Binary Be Damned! Thoughts on the Red Dress Party

red dress

Beards and drag and ladies and men, oh my!

By Leela Ginelle, PQ Monthly

Growing up as a fashion conscious, closeted trans girl (and later trans woman), countless hours of mine were spent longing to throw social custom and taboo to the wayside–I longed to dance and party in dresses.

Arriving at the Sandbox Studio on Saturday, then, and encountering a sea of presumably cisgender men dressed uniformly in red frocks was like falling into a queer rabbit hole I likely still haven’t processed.

It was only when I started to transition that I realized how much of what we call “gender” is just a bunch of rules our culture is so afraid of violating that we never even whisper them out loud, let alone ask questions about who made them or why anyone takes them seriously.

Squeezing into a giant warehouse for a ball dedicated to breaking all those rules, even if only for one night, was like a festive gender studies field trip, then, full of interesting findings.

My first take away arrived even before I did, as I saw packs of party goers streaking through the rain toward the venue while I drove up: like cross dressers on their first outings in public, or teenage girls dressed for a formal dance, a sizable percentage of Red Dress Party attendees, offered the opportunity to express their ordinarily forbidden feminine sexuality, clothed themselves like models in an ’80s hair metal video.

Short, tight dresses were everywhere! I’m not judging. When you’re told all your life you can’t eat chocolate, the day you decide to, temperance will not be on your mind. Short, tight dresses are the fudge of female sexiness, and I saw many men indulging themselves that night.

I don’t think I’ve ever been so aware of facial hair as I was at the Red Dress party. In our rigidly binary culture, “beard plus dress” creates a dissonance, or, at least, it does the first hundred or so times you encounter it.

At some point I surrendered, and stopped asking myself why everyone hadn’t shaved.

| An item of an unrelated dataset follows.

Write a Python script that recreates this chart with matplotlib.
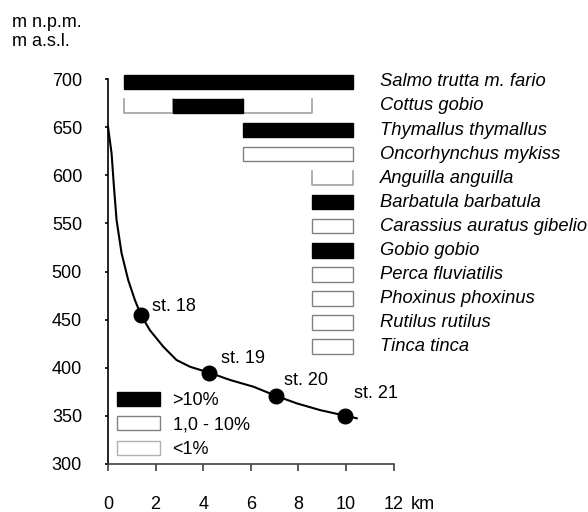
import matplotlib
matplotlib.use("Agg")
import matplotlib.pyplot as plt
from matplotlib.patches import Patch

plt.rcParams['font.family'] = ['Liberation Sans', 'DejaVu Sans']
plt.rcParams['font.size'] = 13

# ---- data ----
species = ["Salmo trutta m. fario", "Cottus gobio", "Thymallus thymallus",
           "Oncorhynchus mykiss", "Anguilla anguilla", "Barbatula barbatula",
           "Carassius auratus gibelio", "Gobio gobio", "Perca fluviatilis",
           "Phoxinus phoxinus", "Rutilus rutilus", "Tinca tinca"]
row_alt = [697, 672, 647, 622, 597, 572, 547, 522, 497, 472, 447, 422]
# segments: species index, start km, end km, abundance class
seg_species = [0, 1, 1, 1, 2, 3, 4, 5, 6, 7, 8, 9, 10, 11]
seg_start = [0.67, 0.67, 2.72, 5.66, 5.66, 5.66, 8.57, 8.57, 8.57, 8.57, 8.57, 8.57, 8.57, 8.57]
seg_end = [10.3, 2.72, 5.66, 8.57, 10.3, 10.3, 10.3, 10.3, 10.3, 10.3, 10.3, 10.3, 10.3, 10.3]
seg_class = [">10%", "<1%", ">10%", "<1%", ">10%", "1,0 - 10%", "<1%", ">10%",
             "1,0 - 10%", ">10%", "1,0 - 10%", "1,0 - 10%", "1,0 - 10%", "1,0 - 10%"]

curve_km = [0.0, 0.15, 0.25, 0.36, 0.57, 0.85, 1.13, 1.38, 1.76, 2.32, 2.88, 3.45,
            4.24, 5.13, 6.11, 7.04, 7.93, 8.91, 9.96, 10.45]
curve_alt = [650.4, 622.8, 588, 553.5, 519, 491, 470.4, 455, 439, 422, 408, 401,
             395, 387.3, 380.3, 371, 363, 356, 350.2, 347.5]
station_names = ["st. 18", "st. 19", "st. 20", "st. 21"]
station_km = [1.38, 4.24, 7.04, 9.96]
station_alt = [455, 395, 371, 350.2]
label_offsets = [(8.2, 2.6), (8.6, 7.2), (6.0, 7.7), (6.5, 12.7)]  # points

xticks = [0, 2, 4, 6, 8, 10, 12]
yticks = [300, 350, 400, 450, 500, 550, 600, 650, 700]

# ---- figure ----
fig = plt.figure(figsize=(5.88, 5.12), dpi=100)
ax = fig.add_axes([108/588, (512-464)/512, 285.6/588, 385/512])
ax.set_xlim(0, 12)
ax.set_ylim(300, 700)

bar_h = 15
styles = {">10%": dict(color="black", edgecolor="black"),
          "1,0 - 10%": dict(color="white", edgecolor="#808080"),
          "<1%": dict(color="white", edgecolor="#b0b0b0")}

for si, s, e, c in zip(seg_species, seg_start, seg_end, seg_class):
    y = row_alt[si]
    if c == "<1%":
        ax.barh(y, e - s, left=s, height=bar_h, color="white", linewidth=0, clip_on=False, zorder=2)
        ax.plot([s, s, e, e], [y + bar_h/2, y - bar_h/2, y - bar_h/2, y + bar_h/2],
                color="#a0a0a0", lw=1.2, clip_on=False, zorder=2)
    else:
        st = styles[c]
        ax.barh(y, e - s, left=s, height=bar_h, color=st["color"], edgecolor=st["edgecolor"],
                linewidth=1.0, clip_on=False, zorder=3)

for name, y in zip(species, row_alt):
    ax.text(11.43, y, name, style="italic", va="center", ha="left", fontsize=13.2, clip_on=False)

ax.plot(curve_km, curve_alt, color="black", lw=1.5, zorder=4, clip_on=False)
ax.plot(station_km, station_alt, "o", color="black", markersize=10.5, zorder=5, clip_on=False)
for n, x, y, off in zip(station_names, station_km, station_alt, label_offsets):
    ax.annotate(n, (x, y), xytext=off, textcoords="offset points", ha="left", va="baseline",
                fontsize=13)

# axes styling
for sp in ["top", "right"]:
    ax.spines[sp].set_visible(False)
ax.spines["left"].set_color("black")
ax.spines["bottom"].set_color("#404040")
ax.spines["left"].set_linewidth(1.2)
ax.spines["bottom"].set_linewidth(1.2)
ax.set_yticks(yticks)
ax.set_yticklabels([str(v) for v in yticks])
ax.set_xticks(xticks)
ax.set_xticklabels([str(v) for v in xticks])
ax.tick_params(axis="y", direction="out", length=2, pad=16.7, width=1.2)
ax.tick_params(axis="x", direction="out", length=5, pad=18, width=1.2, colors="#404040", labelcolor="black")
ax.annotate("km", xy=(12, 0), xycoords=("data", "axes fraction"), xytext=(12.2, -23),
            textcoords="offset points", ha="left", va="top", fontsize=13)

fig.text(12/588, 1 - 22.5/512, "m n.p.m.", ha="left", va="center", fontsize=13)
fig.text(12/588, 1 - 41/512, "m a.s.l.", ha="left", va="center", fontsize=13)

handles = [Patch(facecolor="black", edgecolor="black", label=">10%"),
           Patch(facecolor="white", edgecolor="#808080", label="1,0 - 10%"),
           Patch(facecolor="white", edgecolor="#b0b0b0", label="<1%")]
ax.legend(handles=handles, loc="upper left", bbox_to_anchor=(0.03, 0.187), frameon=False,
          handlelength=2.4, handleheight=0.8, handletextpad=0.7, labelspacing=0.4,
          borderpad=0, borderaxespad=0, fontsize=13)

fig.savefig("out.png", dpi=100)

For the younger me, the desire to wear dresses was comprehensively tied to the desire to present as female. Seeing hundreds of assigned-male-at-birth people practice the former while exhibiting no interest in the latter, was confusing, and, as I’m a lesbian, aesthetically disappointing at first.

In time, though, I warmed to the undeniable queerness of what was going on, in all its variety.

By my estimate, about ninety percent of the Red Dress attendees were cisgender males, and of those, about seventy percent made no attempts to appear feminine. This meant a lot of beards, buzzcuts, Doc Martens and loafers, all surrounding red dresses. The sheer repetition of this look, and the lack of variation from it, lent it a uniform air, as though the leather skirts from “Gladiator” or “300” had been swapped out for poorly fitting, skimpy evening wear.

The remaining thirty percent of the men went for more festive, costume-y approaches to their looks. There was a pack of Marie Antoinette types, for instance, with towering wigs, drag queens, for whom the red dress was simply one piece of an elaborately constructed look, neon wigs (a personal favorite, which I wish could somehow become mainstreamed and ubiquitous in daily life), and ultra sexy partiers, for whom red dress seemed to mean “red lingerie, with gigantic hair, make up and heels.”

It would be interesting to interrogate folks from the majority and minority groups about their motives in coming the way they did. Were the beard and loafer types long time attendees who were over making a fuss? Were the girly types just getting in the spirit, or expressing a feminine part of their identity they normally have to keep under wraps? Was our culture’s bias against transfeminine expression a deterrent to those in the majority group against dressing up further, even at an event called the Red Dress Party? Gender studies aficionados want to know!

Perhaps because they were so few in number, encountering ciswomen at the Sandbox was striking in its own way, as, in their often elegant gowns and coiffured dos, they inadvertently served to reinforce the gender norms being dismantled all around them. Spotting such a woman, her outfit fitting as intended, with no surplus of body hair, filled me with gratitude at my having completed my physical transition, as well as a little guilt over how unqueer my own views on gender tend to be.

Of the various subcultures present visually at the event, the one that appeared least interested in the red dress theme was one that might be termed “sex positive.” To be fair, they were also the least clothed, sometimes with only a thin red petticoat or garter, which, accessorized with various jewelry or leather items somehow gained them entry, despite the “Red Dress Required” signs posted at the ticket tables. Different than the previous mentioned “ultra sexy” types, in that they were making no attempt to present as female, this group gave off a libidinal air that suggested they had not come for the dancing or free hors d’oeuvres.

The dancing at the party was fun, and fairly essential, as it felt as though it was about five degrees in the drafty warehouse space.

I’m told the party takes on a Bacchanalian air as it progresses, with its costume aspect allowing people to indulge themselves in ways they might normally not, but, as my date had a cold, I did not get to witness this for myself. I believe it, though, for, as I can say from experience, rules are made to be broken.